A Sunday in August – still to be arranged

  • The Wonder of Honeybees at Castle Kennedy Gardens – volunteers will be required

8th – 10th September

  • Beekeeping Convention, Ayr Racecourse

Latest News

At the January meeting Dru Hatcher, chair, welcomed some new members to the Association before introducing the speaker for the evening – Julian Stanley from Ayr Beekeepers. Julian’s talk about “Food, Trophallaxis & Communication” was a fascinating subject to start 2017.

Julian explained how honeybees collect nectar from flowers and convert it to honey, by introducing enzymes and reducing the water content to around 20%. Nectar and honey are the carbohydrate in the honeybee diet. Bees also collect pollen from plants and transport it back to the hives in the pollen baskets on their rear legs, which can be seen quite clearly when bees are flying – they can carry up to twice their body weight in pollen. Pollen provides the protein in their diet. Honeybees are particularly good at pollination as they are loyal to one type of plant – something farmers and growers use to their advantage by working with beekeepers when growing oil seed rape or field beans for example. News of where to collect the best nectar and pollen is communicated to the other bees in the colony by complex dances within the hive – but that’s another story!

Moving on to trophallaxis which is the transfer of food by mouth from one individual to another. The nectar is transferred between bees many times in the process of feeding larvae and the queen and before it is ready to store as honey, but it has another purpose and that is to spread word around the colony that the queen is well and that the worker bees can continue to concentrate on bringing in more nectar and pollen. Trophallixis however has a downside as any disease or poison (e.g. pesticides) introduced to the colony spreads very quickly and can be fatal to the colony.

Julian answered questions from the members and Dru thanked him for his well-presented and interesting talk. Julian reminded the members that Ayr Beekeepers will be hosting the Beekeeping Convention this year, 8th – 10th September – an opportunity not to be missed.

The WGBA programme of events for 2017 is busy with the two study groups well under way and exam dates looming, two more talks during the winter session, a day in the shed which is an opportunity to make and repair equipment, apiary visits and several events. To find out more, have a look at the website

The next meeting will be on Monday 27th February, when Graeme Sharpe from the Beekeeping Unit at Auchincruive will make his annual trip to Western Galloway to give an insight in to the Honeybee mating process – equally as fascinating a subject and important for beekeepers to understand for the management of their bees. Usual place, Glenluce Bowling Club, usual time 7pm. All welcome – beekeepers and non-beekeepers alike.

January WGBA News

Western Galloway Beekeepers’ Association

The December meeting was held before Christmas and started with a light hearted quiz about the day to day life of a bee. The members imagined they were a bee and what they would be kept busy with in different situation, at different times of the year, and if they were a worker, queen or drone. As beekeepers it’s always good to think like a bee when deciding what course of action should be taken in the apiary.
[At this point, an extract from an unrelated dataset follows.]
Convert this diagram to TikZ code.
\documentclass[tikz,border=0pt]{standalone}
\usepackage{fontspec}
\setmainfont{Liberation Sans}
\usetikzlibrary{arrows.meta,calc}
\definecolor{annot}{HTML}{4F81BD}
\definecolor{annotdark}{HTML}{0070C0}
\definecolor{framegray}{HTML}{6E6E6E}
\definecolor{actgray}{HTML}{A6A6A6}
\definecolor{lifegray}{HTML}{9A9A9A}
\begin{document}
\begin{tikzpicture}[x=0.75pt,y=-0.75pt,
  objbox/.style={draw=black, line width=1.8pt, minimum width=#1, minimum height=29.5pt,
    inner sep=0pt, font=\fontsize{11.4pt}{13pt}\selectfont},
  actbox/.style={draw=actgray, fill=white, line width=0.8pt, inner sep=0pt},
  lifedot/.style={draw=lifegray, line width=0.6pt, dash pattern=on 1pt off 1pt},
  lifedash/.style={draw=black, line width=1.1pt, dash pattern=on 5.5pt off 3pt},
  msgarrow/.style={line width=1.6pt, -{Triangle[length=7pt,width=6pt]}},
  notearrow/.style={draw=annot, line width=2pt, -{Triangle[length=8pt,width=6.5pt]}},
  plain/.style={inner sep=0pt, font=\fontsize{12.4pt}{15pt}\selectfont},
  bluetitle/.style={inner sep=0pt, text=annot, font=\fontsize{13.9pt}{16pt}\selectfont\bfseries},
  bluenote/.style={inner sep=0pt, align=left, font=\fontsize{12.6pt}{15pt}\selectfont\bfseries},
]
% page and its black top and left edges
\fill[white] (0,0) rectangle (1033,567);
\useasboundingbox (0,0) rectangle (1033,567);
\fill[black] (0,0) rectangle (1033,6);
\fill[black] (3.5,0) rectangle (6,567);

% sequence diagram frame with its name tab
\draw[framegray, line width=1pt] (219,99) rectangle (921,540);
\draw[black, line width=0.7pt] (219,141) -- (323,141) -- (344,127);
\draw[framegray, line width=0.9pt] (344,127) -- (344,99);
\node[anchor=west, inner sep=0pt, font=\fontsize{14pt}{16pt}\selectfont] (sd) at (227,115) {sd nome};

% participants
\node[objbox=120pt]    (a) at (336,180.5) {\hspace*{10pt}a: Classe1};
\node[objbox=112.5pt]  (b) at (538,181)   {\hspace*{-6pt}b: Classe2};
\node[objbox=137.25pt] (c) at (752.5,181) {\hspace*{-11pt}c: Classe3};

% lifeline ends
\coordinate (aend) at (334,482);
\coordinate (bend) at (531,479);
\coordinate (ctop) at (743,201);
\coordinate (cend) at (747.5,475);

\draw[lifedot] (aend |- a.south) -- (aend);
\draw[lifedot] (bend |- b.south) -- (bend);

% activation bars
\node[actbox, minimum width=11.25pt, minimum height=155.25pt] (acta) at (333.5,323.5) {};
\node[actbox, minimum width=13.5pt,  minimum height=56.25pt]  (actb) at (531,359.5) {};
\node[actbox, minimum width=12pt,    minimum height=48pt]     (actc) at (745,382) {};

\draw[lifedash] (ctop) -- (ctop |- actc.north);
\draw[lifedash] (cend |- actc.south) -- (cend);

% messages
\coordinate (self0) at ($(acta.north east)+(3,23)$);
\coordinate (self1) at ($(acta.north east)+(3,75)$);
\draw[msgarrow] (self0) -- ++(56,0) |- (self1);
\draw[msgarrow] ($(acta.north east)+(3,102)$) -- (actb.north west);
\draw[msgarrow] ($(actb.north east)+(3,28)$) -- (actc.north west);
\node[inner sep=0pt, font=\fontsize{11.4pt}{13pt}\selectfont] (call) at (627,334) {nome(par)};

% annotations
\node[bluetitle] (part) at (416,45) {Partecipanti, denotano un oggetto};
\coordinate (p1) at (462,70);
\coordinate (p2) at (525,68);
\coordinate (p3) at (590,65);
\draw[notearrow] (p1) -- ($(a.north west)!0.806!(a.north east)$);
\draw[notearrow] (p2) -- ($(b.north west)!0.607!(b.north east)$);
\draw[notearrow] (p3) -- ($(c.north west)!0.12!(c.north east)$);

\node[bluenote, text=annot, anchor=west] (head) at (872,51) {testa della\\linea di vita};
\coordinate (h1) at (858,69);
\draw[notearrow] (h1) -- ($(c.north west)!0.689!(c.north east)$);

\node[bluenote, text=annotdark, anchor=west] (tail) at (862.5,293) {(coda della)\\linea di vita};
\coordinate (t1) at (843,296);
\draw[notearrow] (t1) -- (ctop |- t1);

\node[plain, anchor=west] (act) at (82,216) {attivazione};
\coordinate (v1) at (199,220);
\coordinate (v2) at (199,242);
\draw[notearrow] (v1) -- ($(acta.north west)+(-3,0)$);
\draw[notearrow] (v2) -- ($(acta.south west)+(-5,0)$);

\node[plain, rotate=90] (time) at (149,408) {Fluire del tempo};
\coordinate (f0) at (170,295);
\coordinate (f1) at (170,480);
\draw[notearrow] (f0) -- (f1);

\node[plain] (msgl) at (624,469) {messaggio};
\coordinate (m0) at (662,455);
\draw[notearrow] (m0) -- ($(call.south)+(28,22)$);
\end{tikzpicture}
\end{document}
There followed a discussion, over some lovely food, about how the members would like to increase their beekeeping knowledge. The conclusion was that there was enough interest among the members and newcomers to run both a Basic BeeKeeping study group and a Honeybee Management (Module 1 of the SBA Intermediate syllabus) study group. The more experienced members volunteered to run the sessions.

The study groups started mid-January and will run until mid-March with 9 members in each group, including some new members to the Association. A different topic is covered at each session, so by the time the bees start to become active in the spring the members will be much better informed about how to look after them.

The speaker at the next meeting will be Julian Stanley from Ayr Beekeepers. Julian will talk about “Food, Trophollaxis & Communication” which is a fascinating subject. The meeting will be held on Monday 30th January at the usual place, Glenluce Bowling Club, starting at 7pm. All welcome.